Ma queste sanzioni presuppongono, appunto, un “costo” anche per l’occidente; sostenibile oggi ma (forse) non illimitatamente nel tempo. Non almeno se non si intervenga con una opportuna (e celere) modifica dell’approvvigionamento energetico europeo (e soprattutto italiano).
I (veri) rischi per il mondo occidentale, sotto il profilo finanziario, risiedono nell’esposizione di crediti con controparti russe (Italia e Francia su tutti), sia per affidamenti che per operazioni import/export e/o di trade finance, nel crollo dei valori degli investimenti finanziari in emittenti russi e/o denominati in rubli (blocco cedole, blocco disinvestimenti, svalutazioni di titoli quotati) che tocca non solo i gestori patrimoniali dei fondi che vi investivano e le banche che li intermediavano, ma anche i risparmiatori privati (“fai da te” o meno che siano). Decurtazione di parte degli attivi finanziari privati occidentali, insomma; cioè un “costo” da sostenere per arrivare alla pace, rifacendosi a un vecchio detto economico che recita “non esistono pasti gratis”.
E, in più, si genera ulteriore pressione sul tema inflazione delle materie prime (già in rialzo prima dell’inizio della guerra) e sui tassi d’interesse (con probabili aumenti in vista, secondo alcune stime), con conseguente incertezza sul consolidamento della ripresa economica post pandemia (e magari necessità di rivedere talune allocazioni di risorse finanziarie del PNNR).
È dunque possibile (provare a) dare qualche risposta alle domande iniziali?
In rapida successione: Le sanzioni finanziarie adottate servono (eccome); hanno effetti immediati di deterrenza, ma scemano nel lungo periodo per ragioni di sostenibilità reciproca; ci espongono a maggiori rischi energetici ed economici su cui saremo chiamati ad intervenire strutturalmente. E cosa possiamo fare, in concreto, per ridurre questi rischi? Rischi che, invero, espongono il nostro Paese al possibile utilizzo della leva fiscale per reagire ai citati (solo eventuali, per ora) effetti economici negativi.

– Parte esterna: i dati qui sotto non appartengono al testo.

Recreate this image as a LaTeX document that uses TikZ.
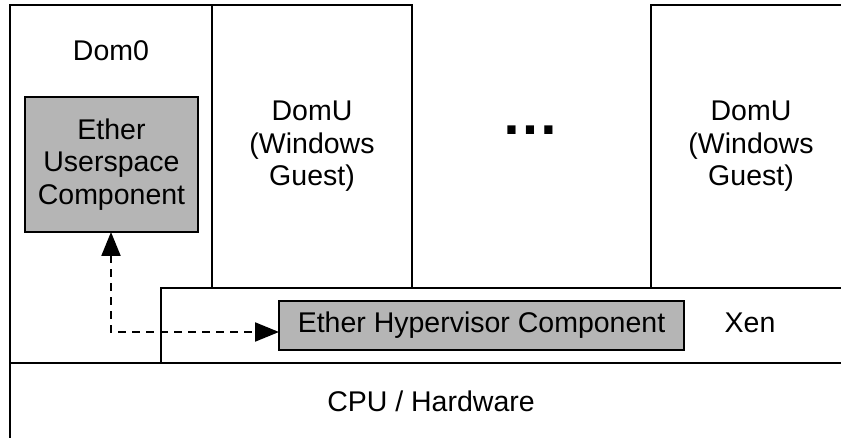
\documentclass[tikz,border=0pt]{standalone}
\usepackage{fontspec}
\setmainfont{Liberation Sans}
\usetikzlibrary{arrows.meta}
\definecolor{compgray}{RGB}{181,181,181}
\begin{document}
\begin{tikzpicture}[x=1pt,y=-1pt,
  blk/.style={draw=black, line width=1.8pt, fill=white, rectangle, inner sep=0pt, outer sep=0pt,
              font=\fontsize{28.5}{32.5}\selectfont, align=center},
  comp/.style={blk, fill=compgray},
  lbl/.style={inner sep=0pt, font=\fontsize{28.5}{32.5}\selectfont, align=center},
  link/.style={line width=2.1pt, dash pattern=on 8pt off 6pt,
               {Triangle[length=24pt,width=19pt]}-{Triangle[length=24pt,width=19pt]}}
]
\useasboundingbox (0,0) rectangle (841,438);
\clip (0,0) rectangle (841,438);
% hardware
\node[blk, minimum width=860pt, minimum height=97pt] (cpu) at (440,411.5) {};
% domains
\node[blk, minimum width=202pt, minimum height=358pt] (dom0) at (111,184) {};
\node[blk, minimum width=200pt, minimum height=283pt] (domu1) at (312,146.5) {DomU\\(Windows\\Guest)};
\node[blk, minimum width=200pt, minimum height=283pt] (domu2) at (751,146.5) {DomU\\(Windows\\Guest)};
% hypervisor layer
\node[blk, minimum width=709pt, minimum height=75pt] (xen) at (515.5,325.5) {};
% components
\node[comp, minimum width=173pt, minimum height=135pt] (ush) at (111.5,164.5) {Ether\\Userspace\\Component};
\node[comp, minimum width=405pt, minimum height=49pt] (hyp) at (481.5,325.5) {Ether Hypervisor Component};
% labels
\node[lbl] (dom0lbl) at (111,51) {Dom0};
\node[lbl] (xenlbl) at (750,323) {Xen};
\node[lbl] (cpulbl) at (431,401) {CPU / Hardware};
\node[inner sep=0pt, font=\bfseries\fontsize{58}{60}\selectfont] (dots) at (530,130) {…};
% connector
\coordinate (bend) at (111,332);
\draw[link] (ush.south -| bend) -- (bend) -- (hyp.west |- bend);
\end{tikzpicture}
\end{document}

Due mosse meriterebbero di essere prese in considerazione (oltre ad una maggiore diversificazione delle fonti energetiche).
Per sostenere le imprese, l’introduzione normativa, in deroga alle regole attuali dell’european financial framework, di forme di finanziamento cd. “matusalem financing”, cioè di lunghissimo periodo (vent’anni o più), che ridurrebbero – con apposite garanzie pubbliche analoghe a quelle decise per i finanziamenti speciali pandemici – lo sforzo finanziario delle aziende (soprattutto per le filiere industriali interessate e magari per quei settori non ancora usciti dalla crisi) nei piani di rimborso, magari accompagnate da apposite attestazioni periodiche professionali di rispetto di specifici covenants di bilancio.
Per evitare invece il ricorso ad inasprimenti fiscali (i.e. imposte patrimoniali), che si rendessero necessari per compensare la contrazione futura dell’economia, la costituzione di un fondo di investimento pubblico/privato – incentivato attraverso una fiscalità agevolata che ne renda attraente la sottoscrizione – destinato agli investimenti legati alla transizione energetica strutturale, così da liberare risorse pubbliche, originariamente lì destinate, per far fronte agli eventuali maggiori deficit futuri derivanti dal protrarsi della contingenza bellica.
L’incertezza è tuttora molto (troppo) elevata, per avere granitiche certezze; ma a volte, ragionare sulle cose aiuta ad avere una “bussola” con la quale orientarsi. Comunque la si metta, in tempi emergenziali come questi, occorre maggiore razionalità e meno populismo.